Many locals and visitors to Door County know the names of those who established the towns and gave birth to what Door County is today. Those names – Increase Claflin, Alexander Noble, Justice Bailey, John Eliasen and Andreas Iverson, and others – will never be erased.
But the county established by those early settlers has another history they never lived to see. Those who wrote it had names like Schartner, Wagner, Alberts, Schopf, Young and Wery, and many more that congregated around America’s pastime, creating more than 100 years of baseball tradition in Door County.
Organized baseball started in Door County in 1878. Statistics and information from that time are difficult to come by, but the Door County League (DCL) baseball as it’s known today started in the early to mid 1900s.
Longtime DCL observer Jocko Rader said that back then, there were many teams and even many leagues.
Rader started his career as a 17-year-old with the Little Sturgeon team. After returning from the Navy in 1955, Rader played with teams in Institute, Sawyer and the Sturgeon Bay. Rader has also served as president and vice president of the league and is currently the secretary/treasurer.
The 79-year-old Rader can go down the list of batting champions from as far back as 1964 and tell you that Dick Staver caught, Jim Koessl played second base, and Steve Ehlers could hit .400 without practicing.
“He’s the only guy I ever knew who could do that,” Rader said.

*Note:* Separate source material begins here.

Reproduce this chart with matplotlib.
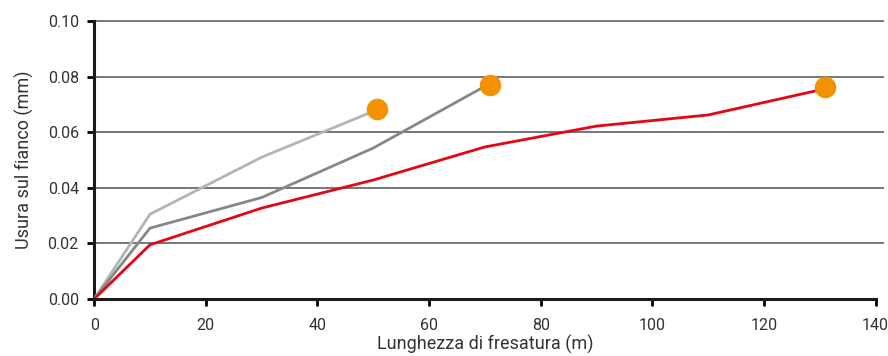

He remembers Mike Hanrahan’s stunning 1998 season, when the Kolberg standout hit 17 home runs in 14 games and claimed the batting title with the highest average in league history at .571.

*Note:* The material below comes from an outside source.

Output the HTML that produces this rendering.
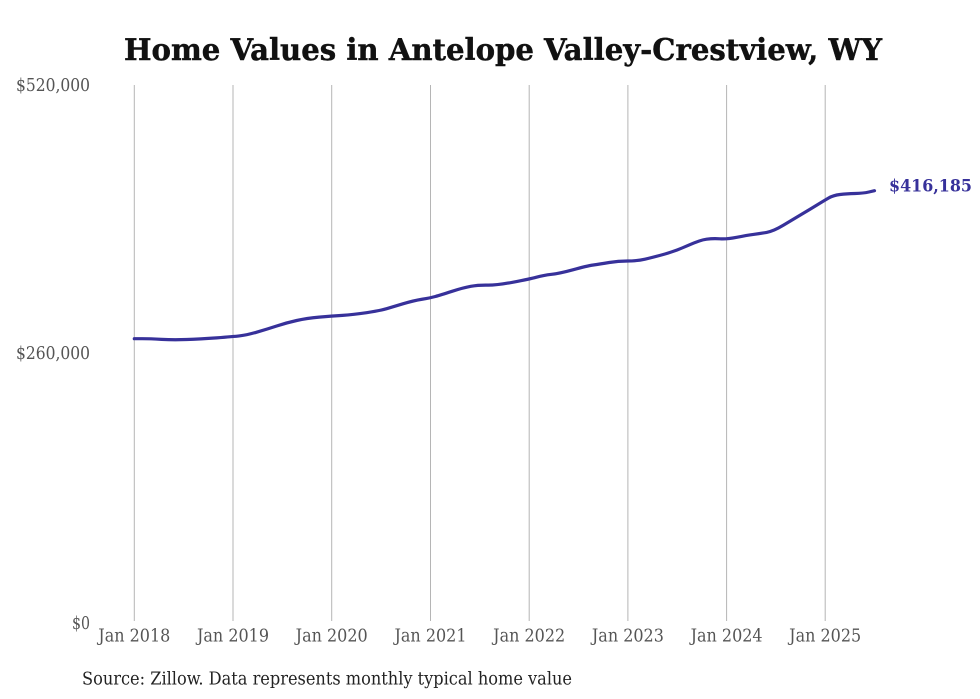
<!DOCTYPE html>
<html>
<head>
<meta charset="utf-8">
<style>
  html, body { margin: 0; padding: 0; background: #ffffff; }
  svg { display: block; }
  .lbl { font-family: "DejaVu Serif Condensed", "DejaVu Serif", "Liberation Serif", serif; font-stretch: condensed; font-size: 17.5px; fill: #555555; }
</style>
</head>
<body>
<svg width="980" height="699" viewBox="0 0 980 699" xmlns="http://www.w3.org/2000/svg">
  <rect width="980" height="699" fill="#ffffff"/>
  <text x="124" y="60" textLength="758" lengthAdjust="spacingAndGlyphs" font-family="DejaVu Serif Condensed, DejaVu Serif, Liberation Serif, serif" font-weight="bold" font-size="30" fill="#111111" stroke="#111111" stroke-width="0.4">Home Values in Antelope Valley-Crestview, WY</text>

  <g stroke="#b5b5b5" stroke-width="1">
    <line x1="134.3" y1="85" x2="134.3" y2="621"/>
    <line x1="233" y1="85" x2="233" y2="621"/>
    <line x1="331.7" y1="85" x2="331.7" y2="621"/>
    <line x1="430.5" y1="85" x2="430.5" y2="621"/>
    <line x1="529.2" y1="85" x2="529.2" y2="621"/>
    <line x1="627.9" y1="85" x2="627.9" y2="621"/>
    <line x1="726.6" y1="85" x2="726.6" y2="621"/>
    <line x1="825.2" y1="85" x2="825.2" y2="621"/>
  </g>

  <text class="lbl" x="90" y="91" text-anchor="end" textLength="74" lengthAdjust="spacingAndGlyphs">$520,000</text>
  <text class="lbl" x="90" y="359" text-anchor="end" textLength="74" lengthAdjust="spacingAndGlyphs">$260,000</text>
  <text class="lbl" x="90" y="629" text-anchor="end" textLength="18" lengthAdjust="spacingAndGlyphs">$0</text>

  <g class="lbl" text-anchor="middle">
    <text x="134.3" y="641.5" textLength="72" lengthAdjust="spacingAndGlyphs">Jan 2018</text>
    <text x="233" y="641.5" textLength="72" lengthAdjust="spacingAndGlyphs">Jan 2019</text>
    <text x="331.7" y="641.5" textLength="72" lengthAdjust="spacingAndGlyphs">Jan 2020</text>
    <text x="430.5" y="641.5" textLength="72" lengthAdjust="spacingAndGlyphs">Jan 2021</text>
    <text x="529.2" y="641.5" textLength="72" lengthAdjust="spacingAndGlyphs">Jan 2022</text>
    <text x="627.9" y="641.5" textLength="72" lengthAdjust="spacingAndGlyphs">Jan 2023</text>
    <text x="726.6" y="641.5" textLength="72" lengthAdjust="spacingAndGlyphs">Jan 2024</text>
    <text x="825.2" y="641.5" textLength="72" lengthAdjust="spacingAndGlyphs">Jan 2025</text>
  </g>

  <path fill="none" stroke="#37319a" stroke-width="3.2" stroke-linejoin="round" stroke-linecap="round"
    d="M134.3,338.7 L142.15,338.7
       Q150,338.7 161.65,339.35
       Q173.3,340 186.65,339.5
       Q200,339 216.65,337.85
       Q233.3,336.7 240,335.85
       Q246.7,335 256.7,332.15
       Q266.7,329.3 276.7,326
       Q286.7,322.7 296.7,320.5
       Q306.7,318.3 319.2,317.15
       Q331.7,316 342.5,315.35
       Q353.3,314.7 366.65,312.7
       Q380,310.7 386.65,308.7
       Q393.3,306.7 403.3,303.7
       Q413.3,300.7 422,299.25
       Q430.7,297.8 435.35,296.5
       Q440,295.2 451.65,291.45
       Q463.3,287.7 470.8,286.35
       Q478.3,285 487.5,285.15
       Q496.7,285.3 513.2,282.15
       Q529.7,279 536.5,277.15
       Q543.3,275.3 551.65,274.3
       Q560,273.3 573.35,269.65
       Q586.7,266 593.35,265
       Q600,264 609.15,262.5
       Q618.3,261 627.5,261
       Q636.7,261 645,259.15
       Q653.3,257.3 665,254
       Q676.7,250.7 688.35,245.35
       Q700,240 706.65,239.15
       Q713.3,238.3 720,238.8
       Q726.7,239.3 736.7,237.3
       Q746.7,235.3 753.35,234.4
       Q760,233.5 766.65,232.4
       Q773.3,231.3 783.3,225.3
       Q793.3,219.3 801.65,214.3
       Q810,209.3 817,205
       Q824,200.7 828.65,198
       Q833.3,195.3 840,194.5
       Q846.7,193.7 855,193.5
       Q863.3,193.3 868.9,192
       L874.5,190.7"/>

  <text x="889" y="191.5" textLength="83" lengthAdjust="spacingAndGlyphs" font-family="DejaVu Serif Condensed, DejaVu Serif, Liberation Serif, serif" font-weight="bold" font-size="17" fill="#37319a">$416,185</text>

  <text x="82" y="684.5" textLength="490" lengthAdjust="spacingAndGlyphs" font-family="DejaVu Serif Condensed, DejaVu Serif, Liberation Serif, serif" font-size="17.5" fill="#222222">Source: Zillow. Data represents monthly typical home value</text>
</svg>
</body>
</html>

Rader said the key to success in the league is finding a sparkplug player.
He pointed to Tom Sawyer as Sister Bay’s fire starter and said this year’s 9 – 1 Egg Harbor Indians have a lot of “good, young ballplayers.”
League statistics go as far back as 1951, when Washington Island took both the regular season and playoff championships. Sturgeon Bay, Top ‘O the Thumb, Brussels and Little Sturgeon all had teams in the DCL in the early 1950s, in addition to the teams still around today: Washington Island, Sister Bay, Baileys Harbor, Egg Harbor, West Jacksonport, Institute, Kolberg and Maplewood.
West Jacksonport lays claim to the most regular season championships with 15, followed by Sister Bay with 11, Kolberg with 8 and Maplewood with 7.
A witness to many of those seasons, Eddy Allen returned from the Army in the spring of 1968. Allen worked at the radio station WDOR in Sturgeon Bay, and it was around that time when Rader came into WDOR and asked if they would broadcast games. Allen obliged.
“I’ve been doing it about every Sunday ever since,” Allen said.
Since his introduction into the league in 1949, Rader has seen many changes, from teams to the baseball diamonds. But one change is disappointing.
“They’re not as dedicated today as we were. I talk with all the managers, and the players don’t come to practice,” Rader said. “We always went to practice.”
The shift is a cultural one. In the league’s earlier days players would find a spot in multiple baseball leagues, Rader said.
“Guys from Kolberg and Maplewood played with Algoma in a different league. It was at night, not on the weekends,” he said.
Sturgeon Bay also had a team in the Northern State League, which Rader characterized as “a step up” from county league.
Former Maplewood standout Rick Gigot, who started as a batboy in the 1960s, noted the lack of commitment as well.
Part of the reason the league has a few night games now is because guys don’t want to commit to playing 14 Sundays anymore, Gigot said.
“When I started nobody missed games, everybody looked forward to it,” Gigot said. “Now there are so many other things to do it’s not the priority, I guess.”
The league’s statistical record goes back to 1951, which Rader marks as the start of the league’s modern era, making this the 60th anniversary, with the league still running strong.
People still enjoy baseball and teams still have more players on their rosters than they need, which to Rader, Gigot and Allen means the DCL will stay alive and well for the foreseeable future.
“When I first started, you had to be a resident of the county. Now they’ve changed it so if you played in the Door County League and you move out of the county, your kids can play in the league –they’re grandfathered in,” Gigot said.
But it’s something else that drives the league forward.
“People love baseball,” Rader said. “They wait for Sunday.”